In what way? Please be more specific about your concerns. Vague comments like this don’t help us implement any improvements.

whizzygeeks · October 7, 2024, 10:45am

Apologies since i didn’t explain the resolution steps taken

Refer Pt 2.

on_demand_tls {
ask http://domain-validator.wg.com/px-reg
interval 1m
burst 60
}

Commented interval and burst directive from above block …This solved the primary issue (csr_cn_is_invalid) and lot of zerossl certificates were generated while upgrading from 2.6 to 2.8

Refer Pt3.

But after sometime it start failing again with csr_cn_is_invalid error. Then i figured out issue is similar and zerossl api is unable to complete the HTTP handshake (assumed since logs had the same output )

Did the following -

Disabled following rate limit caddy module directive in config
rate_limit {
zone dynamic_example {
key {remote_host}
events 350
window 1m
jitter 2.0
sweep_interval 1m
}
}
Disabled and later Increased AWS WAF rate limit directive
Was also using fail2ban and found few blocked ip addresses belonging to zerossl api. Disabled that too

Now why the issue suddenly cropped for us ?
Since all zerossl certificates were re-issued due to zerossl storage format change between 2.6 to 2.7 upgrade, we were hitting rate limits. There were more then 5K certificates getting generated and I believe most of them who are facing this issue with same error are probably due to WAF or IDS or rate limit .

Expectations from logs ?

After a certain timeout unverified token from zerossl should log just once indicating vertification or handshake error
CSR details should be visible in logs
Option to change formatting from JSON to Plain text ( nginx like logs ) should be available. Transform-encoder has cpu spikes nadmemory leaks issue and didnt work for us

francislavoie · October 7, 2024, 11:19am

Ah, yeah those (interval, burst) have been deprecated and are slated for removal (as your logs would tell you with a warning). They don’t actually work correctly, and prevent the wrong things.

Fair reminder though, I’ll do a PR now to remove them completely at this point, since they’ve been deprecated long enough. (Done caddytls: Drop `rate_limit` and `burst`, has been deprecated by francislavoie · Pull Request #6611 · caddyserver/caddy · GitHub)

Ah, you had this in your http://domain-validator.wg.com/px-reg route? Yeah you definitely shouldn’t be rate limiting your ask endpoint, so that makes sense to remove.

I’m not sure I understand what you mean here.

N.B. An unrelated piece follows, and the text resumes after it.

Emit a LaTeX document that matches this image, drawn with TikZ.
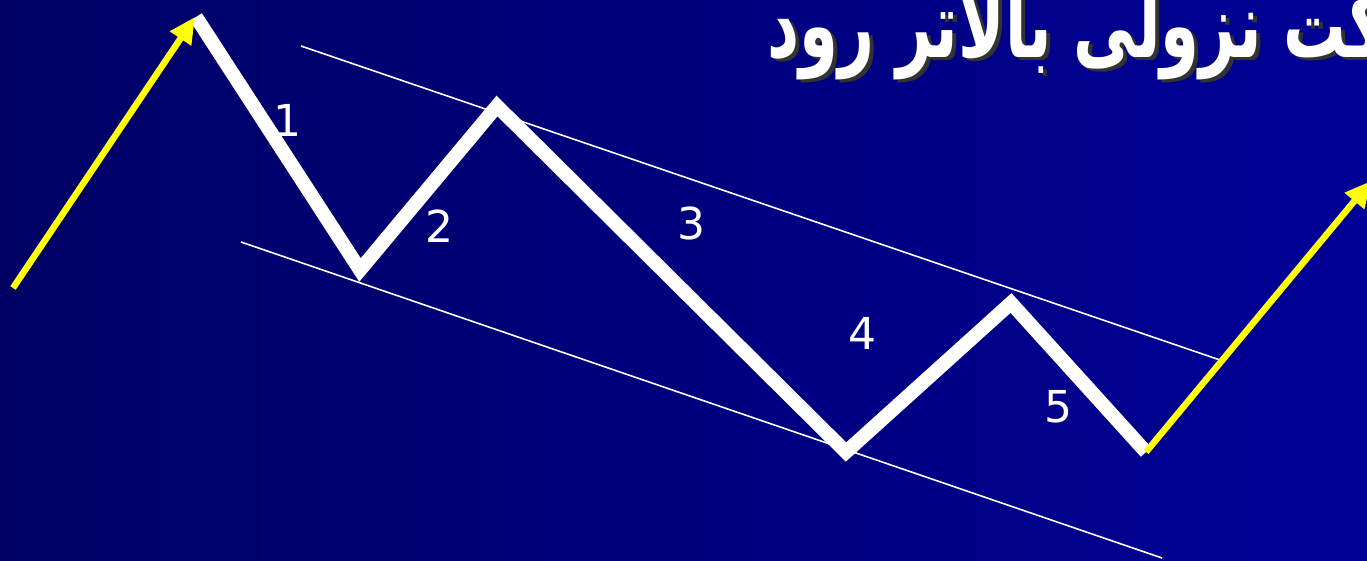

Can you elaborate?

This is coming, actually Debug log when creating CSR · caddyserver/certmagic@80bb9a8 · GitHub

Have you reported those memory leak issues? That’s the first we hear of that.

What do you mean by “didn’t work for us”? Please be more specific.

You can use the console format which is more human readable: log (Caddyfile directive) — Caddy Documentation.

system · November 6, 2024, 11:20am

This topic was automatically closed 30 days after the last reply. New replies are no longer allowed.